Simply put, I love this game. The graphics, the monsters, the trauma and heartbreak, all of it.
Senua’s story is one of redemption and mourning, one that you cannot help but get invested in as you travel with her. You literally go through hell together, and you’ll be invested in Senua’s story every step of the way.
You journey not only through the Norse myth, but through Senua’s mental state, fighting off her mental demons as well as the literal ones that stand in her way. While the game is rather linear, the story is riveting and sublimely delivered. It will stick with you long after the credits roll.
The linearity of Hellblade doesn’t mean that there is a lack of replayability. Collectables reward the player with voice overs that tell part of a Norse myth, adding more details and background to the world of Hellblade. I shamelessly admit that I refused to complete levels of the game without finding each and every single one. Worth it.
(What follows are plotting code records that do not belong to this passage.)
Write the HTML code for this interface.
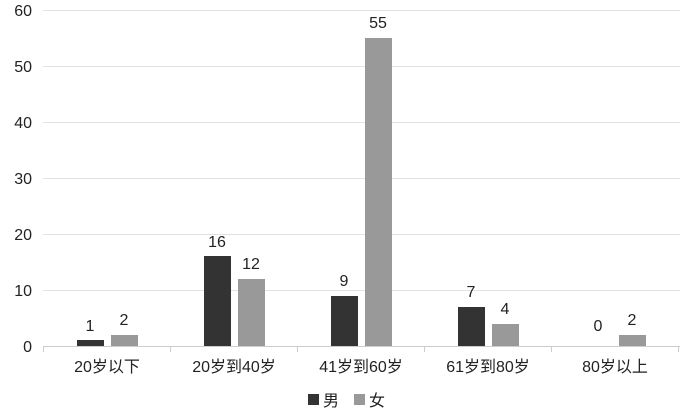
<!DOCTYPE html><html><head><meta charset="utf-8"><style>body{margin:0;background:#fff}</style></head><body>
<svg width="681" height="411" xmlns="http://www.w3.org/2000/svg" font-family="Liberation Sans, Noto Sans CJK SC, sans-serif" font-size="16" fill="#222">
<g stroke="#e2e2e2" stroke-width="1">
<line x1="43" x2="680" y1="290.5" y2="290.5"/><line x1="43" x2="680" y1="234.5" y2="234.5"/><line x1="43" x2="680" y1="178.5" y2="178.5"/><line x1="43" x2="680" y1="122.5" y2="122.5"/><line x1="43" x2="680" y1="66.5" y2="66.5"/><line x1="43" x2="680" y1="10.5" y2="10.5"/>
</g>
<g stroke="#ccc"><line x1="43" x2="680" y1="346.5" y2="346.5"/>
<line x1="43.5" x2="43.5" y1="346" y2="352"/><line x1="170.5" x2="170.5" y1="346" y2="352"/><line x1="297.5" x2="297.5" y1="346" y2="352"/><line x1="424.5" x2="424.5" y1="346" y2="352"/><line x1="551.5" x2="551.5" y1="346" y2="352"/><line x1="678.5" x2="678.5" y1="346" y2="352"/></g>
<g text-anchor="end"><text x="32" y="352">0</text><text x="32" y="296">10</text><text x="32" y="240">20</text><text x="32" y="184">30</text><text x="32" y="128">40</text><text x="32" y="72">50</text><text x="32" y="16">60</text></g>
<g fill="#333"><rect x="77" y="340" width="27" height="6"/><rect x="204" y="256" width="27" height="90"/><rect x="331" y="296" width="27" height="50"/><rect x="458" y="307" width="27" height="39"/></g>
<g fill="#999"><rect x="111" y="335" width="27" height="11"/><rect x="238" y="279" width="27" height="67"/><rect x="365" y="38" width="27" height="308"/><rect x="492" y="324" width="27" height="22"/><rect x="619" y="335" width="27" height="11"/></g>
<g text-anchor="middle"><text x="90" y="331">1</text><text x="124" y="325">2</text><text x="217" y="247">16</text><text x="251" y="269">12</text><text x="344" y="286">9</text><text x="378" y="28">55</text><text x="471" y="297">7</text><text x="505" y="314">4</text><text x="598" y="331">0</text><text x="632" y="325">2</text>
<text x="107" y="372">20岁以下</text><text x="234" y="372">20岁到40岁</text><text x="361" y="372">41岁到60岁</text><text x="488" y="372">61岁到80岁</text><text x="615" y="372">80岁以上</text></g>
<rect x="308" y="394" width="11" height="11" fill="#333"/><text x="323" y="406">男</text>
<rect x="354" y="394" width="11" height="11" fill="#999"/><text x="369" y="406">女</text>
</svg></body></html>
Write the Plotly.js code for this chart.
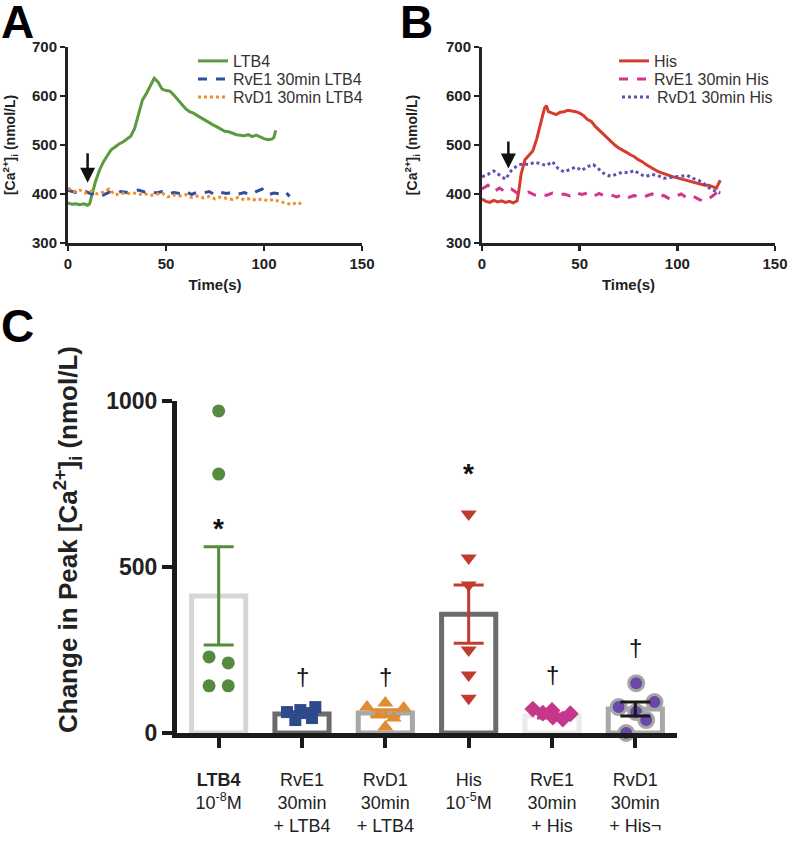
<!DOCTYPE html>
<html>
<head>
<meta charset="utf-8">
<script src="https://cdn.plot.ly/plotly-3.0.1.min.js"></script>
<style>html,body{margin:0;padding:0;background:#fff;}#chart{width:788px;height:842px;}</style>
</head>
<body>
<div id="chart"></div>
<script>
// ---------- Panel A data ----------
const tLTB4 = [0,2,4,6,8,10,11,12,14,16,18,20,22,24,26,28,30,32,34,36,38,40,42,44,46,48,50,52,54,56,58,60,62,64,66,68,70,72,74,76,78,80,82,84,86,88,90,92,94,96,98,100,102,104,105,106];
const caLTB4 = [382,379,380,378,380,377,380,395,425,448,465,478,490,496,502,506,512,518,534,562,592,605,620,636,628,614,611,610,602,592,584,574,568,565,560,555,550,545,541,537,532,528,527,524,521,520,519,521,517,520,516,513,511,512,515,530];
const tRvE1LTB4 = [0,3,6,9,12,15,18,21,24,27,30,33,36,39,42,45,48,51,54,57,60,63,66,69,72,75,78,81,84,87,90,93,96,99,102,105,108,111,113];
const caRvE1LTB4 = [408,404,402,405,400,403,398,404,401,405,403,406,408,404,407,402,405,400,403,401,406,399,404,402,405,398,403,401,404,400,403,398,405,410,398,402,400,405,395];
const tRvD1LTB4 = [0,3,6,9,12,15,18,21,24,27,30,33,36,39,42,45,48,51,54,57,60,63,66,69,72,75,78,81,84,87,90,93,96,99,102,105,108,111,114,117,119];
const caRvD1LTB4 = [412,405,408,402,406,400,404,410,398,402,400,403,399,401,397,400,402,394,398,396,399,393,396,392,395,390,394,391,389,393,388,391,387,390,386,389,384,382,378,383,380];

// ---------- Panel B data ----------
const tHis = [0,2,4,6,8,10,12,14,16,18,19,20,22,24,26,28,30,32,33,34,36,38,40,42,44,46,48,50,52,54,56,58,60,62,64,66,68,70,72,74,76,78,80,82,84,86,88,90,92,94,96,98,100,102,104,106,108,110,112,114,116,118,120,121,122];
const caHis = [390,385,383,387,384,386,383,385,382,386,410,440,470,480,488,512,545,575,580,568,565,562,567,568,571,570,568,565,560,552,548,538,530,522,515,506,500,494,490,485,480,476,470,466,460,455,450,446,443,440,437,435,433,431,429,427,424,422,420,418,418,415,412,420,428];
const tRvE1His = [0,3,6,9,12,15,18,21,24,27,30,33,36,39,42,45,48,51,54,57,60,63,66,69,72,75,78,81,84,87,90,93,96,99,102,105,108,111,114,117,120,122];
const caRvE1His = [410,418,405,412,404,410,402,400,404,398,401,397,402,398,400,396,403,399,402,395,401,396,398,394,399,393,397,392,396,400,393,397,390,395,400,392,396,389,385,393,402,405];
const tRvD1His = [0,3,6,9,12,15,18,21,24,27,30,33,36,39,42,45,48,51,54,57,60,63,66,69,72,75,78,81,84,87,90,93,96,99,102,105,108,111,114,117,120,122];
const caRvD1His = [435,440,447,438,430,448,458,462,460,465,462,458,466,452,445,450,455,448,456,460,450,440,436,440,445,443,448,440,436,440,438,432,434,435,436,438,432,428,420,410,405,402];

// ---------- Panel C data ----------
const groupLabels = [
  "<b>LTB4</b><br>10<sup>-8</sup>M",
  "RvE1<br>30min<br>+ LTB4",
  "RvD1<br>30min<br>+ LTB4",
  "His<br>10<sup>-5</sup>M",
  "RvE1<br>30min<br>+ His",
  "RvD1<br>30min<br>+ His¬"
];
const groupMeans = [413, 57, 60, 358, 51, 72];
const groupSEM = [148, 7, 10, 88, 6, 21];
const ptsLTB4 = [970, 780, 229, 211, 142, 142];
const ptsRvE1LTB4 = [78, 63, 69, 39, 45, 60];
const ptsRvD1LTB4 = [78, 90, 75, 54, 45, 18];
const ptsHis = [660, 527, 446, 250, 175, 105];
const ptsRvE1His = [72, 60, 48, 42, 58, 68];
const ptsRvD1His = [150, 78, 93, 63, 39, 0];
const sigMarks = ["*", "†", "†", "*", "†", "†"];
const sigLevels = [617, 170, 170, 783, 175, 259];

// ---------- styling (not data) ----------
const jitter = [
  [0, 0, -0.115, 0.115, -0.115, 0.115],
  [0.16, -0.18, -0.02, -0.08, 0.12, 0.06],
  [-0.22, 0, 0.22, -0.08, 0.1, 0],
  [0, 0, 0, 0, 0, 0],
  [-0.23, -0.11, 0.01, 0.13, 0.22, 0.0],
  [0.01, -0.2, 0.23, 0.01, 0.13, -0.11]
];
const F = "Arial, 'Liberation Sans', sans-serif";
const ptsAll = [ptsLTB4, ptsRvE1LTB4, ptsRvD1LTB4, ptsHis, ptsRvE1His, ptsRvD1His];
const ptStyle = [
  {symbol:'circle', size:13, color:'#558b3c'},
  {symbol:'square', size:12, color:'#2d4a8a'},
  {symbol:'triangle-up', size:14, color:'#e08c32'},
  {symbol:'triangle-down', size:14, color:'#c23b30'},
  {symbol:'diamond', size:13, color:'#c6368a'},
  {symbol:'circle', size:15, color:'#6a48a6', line:{color:'#a6a6a6', width:3}}
];
const errColors = ['#558b3c', '#2d4a8a', '#e08c32', '#c23b30', '#c6368a', '#1a1a1a'];
const barLine = ['#d6d6d6', '#6b6b6b', '#a8a8a8', '#6b6b6b', '#ebebeb', '#a8a8a8'];

const traces = [];
// Panel A
traces.push({x:tLTB4, y:caLTB4, type:'scatter', mode:'lines', name:'LTB4', line:{color:'#5b9a3e', width:3}, xaxis:'x', yaxis:'y', legend:'legend'});
traces.push({x:tRvE1LTB4, y:caRvE1LTB4, type:'scatter', mode:'lines', name:'RvE1 30min LTB4', line:{color:'#2c4f9e', width:3, dash:'dash'}, xaxis:'x', yaxis:'y', legend:'legend2'});
traces.push({x:tRvD1LTB4, y:caRvD1LTB4, type:'scatter', mode:'lines', name:'RvD1 30min LTB4', line:{color:'#ef8f2c', width:3, dash:'dot'}, xaxis:'x', yaxis:'y', legend:'legend3'});
// Panel B
traces.push({x:tHis, y:caHis, type:'scatter', mode:'lines', name:'His', line:{color:'#d63b2b', width:3}, xaxis:'x2', yaxis:'y2', legend:'legend4'});
traces.push({x:tRvE1His, y:caRvE1His, type:'scatter', mode:'lines', name:'RvE1 30min His', line:{color:'#d6348c', width:3, dash:'dash'}, xaxis:'x2', yaxis:'y2', legend:'legend5'});
traces.push({x:tRvD1His, y:caRvD1His, type:'scatter', mode:'lines', name:'RvD1 30min His', line:{color:'#6a4db2', width:3, dash:'dot'}, xaxis:'x2', yaxis:'y2', legend:'legend6'});
// Panel C bars
traces.push({x:[0,1,2,3,4,5], y:groupMeans, type:'bar', width:0.65, showlegend:false,
  marker:{color:'rgba(255,255,255,0)', line:{color:barLine, width:5}}, xaxis:'x3', yaxis:'y3', hoverinfo:'skip'});
// Panel C points
ptsAll.forEach((p, i) => {
  traces.push({x:p.map((v, k) => i + jitter[i][k]), y:p, type:'scatter', mode:'markers', showlegend:false,
    cliponaxis:false, marker:Object.assign({line:{width:0}}, ptStyle[i]), xaxis:'x3', yaxis:'y3'});
});
// Panel C error bars
groupMeans.forEach((m, i) => {
  traces.push({x:[i], y:[m], type:'scatter', mode:'markers', showlegend:false, cliponaxis:false,
    marker:{size:1, color:'rgba(0,0,0,0)'},
    error_y:{type:'data', array:[groupSEM[i]], color:errColors[i], thickness:3, width:15},
    xaxis:'x3', yaxis:'y3', hoverinfo:'skip'});
});

const H = 842, W = 788;
const px = v => v / W, py = v => 1 - v / H;

const smallAxis = {
  showline:true, linecolor:'#222', linewidth:3, ticks:'outside', ticklen:5, tickwidth:2.5, tickcolor:'#222',
  showgrid:false, zeroline:false, tickfont:{family:F, size:15, color:'#222', weight:'bold'}
};
const ySmallTitle = {text:'[Ca<sup>2+</sup>]<sub>i</sub> (nmol/L)', font:{family:F, size:14, color:'#222', weight:'bold'}, standoff:26};
const xSmallTitle = {text:'Time(s)', font:{family:F, size:15, color:'#222', weight:'bold'}, standoff:9};

const annotations = [
  {text:'<b>A</b>', x:px(-1), y:py(22), xref:'paper', yref:'paper', xanchor:'left', yanchor:'middle', showarrow:false, font:{family:F, size:46, color:'#000'}},
  {text:'<b>B</b>', x:px(398), y:py(22), xref:'paper', yref:'paper', xanchor:'left', yanchor:'middle', showarrow:false, font:{family:F, size:46, color:'#000'}},
  {text:'<b>C</b>', x:px(-1), y:py(326), xref:'paper', yref:'paper', xanchor:'left', yanchor:'middle', showarrow:false, font:{family:F, size:46, color:'#000'}},
  {text:'<b>Change in Peak [Ca<sup>2+</sup>]<sub>i</sub> (nmol/L)</b>', x:px(68), y:py(540), xref:'paper', yref:'paper', xanchor:'center', yanchor:'middle', textangle:-90, showarrow:false, font:{family:F, size:26, color:'#222'}},
  {x:10, y:423, ax:10, ay:486, xref:'x', yref:'y', axref:'x', ayref:'y', showarrow:true, arrowhead:2, arrowsize:1.2, arrowwidth:2.5, arrowcolor:'#111', text:''},
  {x:13.5, y:452, ax:13.5, ay:510, xref:'x2', yref:'y2', axref:'x2', ayref:'y2', showarrow:true, arrowhead:2, arrowsize:1.2, arrowwidth:2.5, arrowcolor:'#111', text:''}
];
sigMarks.forEach((s, i) => {
  annotations.push({text: s === '*' ? '<b>*</b>' : s, x:i, y:sigLevels[i], xref:'x3', yref:'y3', showarrow:false,
    font:{family:F, size: s === '*' ? 28 : 24, color:'#111'}, yanchor:'middle'});
});

const legendBase = {xanchor:'left', yanchor:'middle', bgcolor:'rgba(0,0,0,0)', font:{family:F, size:16, color:'#333'}, itemwidth:30};
const leg = (x, y) => Object.assign({}, legendBase, {x:px(x), y:py(y)});

const layout = {
  width:W, height:H, margin:{l:0, r:0, t:0, b:0}, paper_bgcolor:'#fff', plot_bgcolor:'#fff',
  font:{family:F, color:'#222'},
  xaxis: Object.assign({}, smallAxis, {domain:[px(68), px(362)], range:[0,150], tickvals:[0,50,100,150], anchor:'y', title:xSmallTitle}),
  yaxis: Object.assign({}, smallAxis, {domain:[py(243), py(47)], range:[300,700], tickvals:[300,400,500,600,700], anchor:'x', title:ySmallTitle}),
  xaxis2: Object.assign({}, smallAxis, {domain:[px(482), px(775)], range:[0,150], tickvals:[0,50,100,150], anchor:'y2', title:xSmallTitle}),
  yaxis2: Object.assign({}, smallAxis, {domain:[py(243), py(47)], range:[300,700], tickvals:[300,400,500,600,700], anchor:'x2', title:ySmallTitle}),
  xaxis3: {domain:[px(177), px(677)], range:[-0.5,5.5], anchor:'y3', tickvals:[0,1,2,3,4,5], ticktext:groupLabels,
    showline:true, linecolor:'#1a1a1a', linewidth:5, ticks:'outside', ticklen:10, tickwidth:4, tickcolor:'#1a1a1a',
    ticklabelstandoff:16,
    showgrid:false, zeroline:false, tickfont:{family:F, size:18, color:'#222'}},
  yaxis3: {domain:[py(733), py(401)], range:[0,1000], anchor:'x3', tickvals:[0,500,1000],
    showline:true, linecolor:'#1a1a1a', linewidth:5, ticks:'outside', ticklen:10, tickwidth:4, tickcolor:'#1a1a1a',
    showgrid:false, zeroline:false, tickfont:{family:F, size:23, color:'#222', weight:'bold'}},
  legend: leg(193, 61),
  legend2: leg(193, 79),
  legend3: leg(193, 97),
  legend4: leg(614, 61),
  legend5: leg(614, 79),
  legend6: leg(617, 97),
  annotations: annotations,
  bargap:0.3
};

Plotly.newPlot('chart', traces, layout, {displayModeBar:false, staticPlot:true});
</script>
</body>
</html>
In short, Hellblade: Senua’s Sacrifice is a gritty, dark, unsettling narrative game, putting you in the shoes of a traumatized and haunted young woman on her journey through the depths of hell, leaving you humbled and hollow by the end. This is a game that makes you feel something, and for that reason it is counted among one of my favorite gamess. Needless to say, I am VERY excited for Hellblade 2.
If you’re looking for the TL;DR version then here it is: If you haven’t played Hellblade: Senua’s Sacrifice, you should.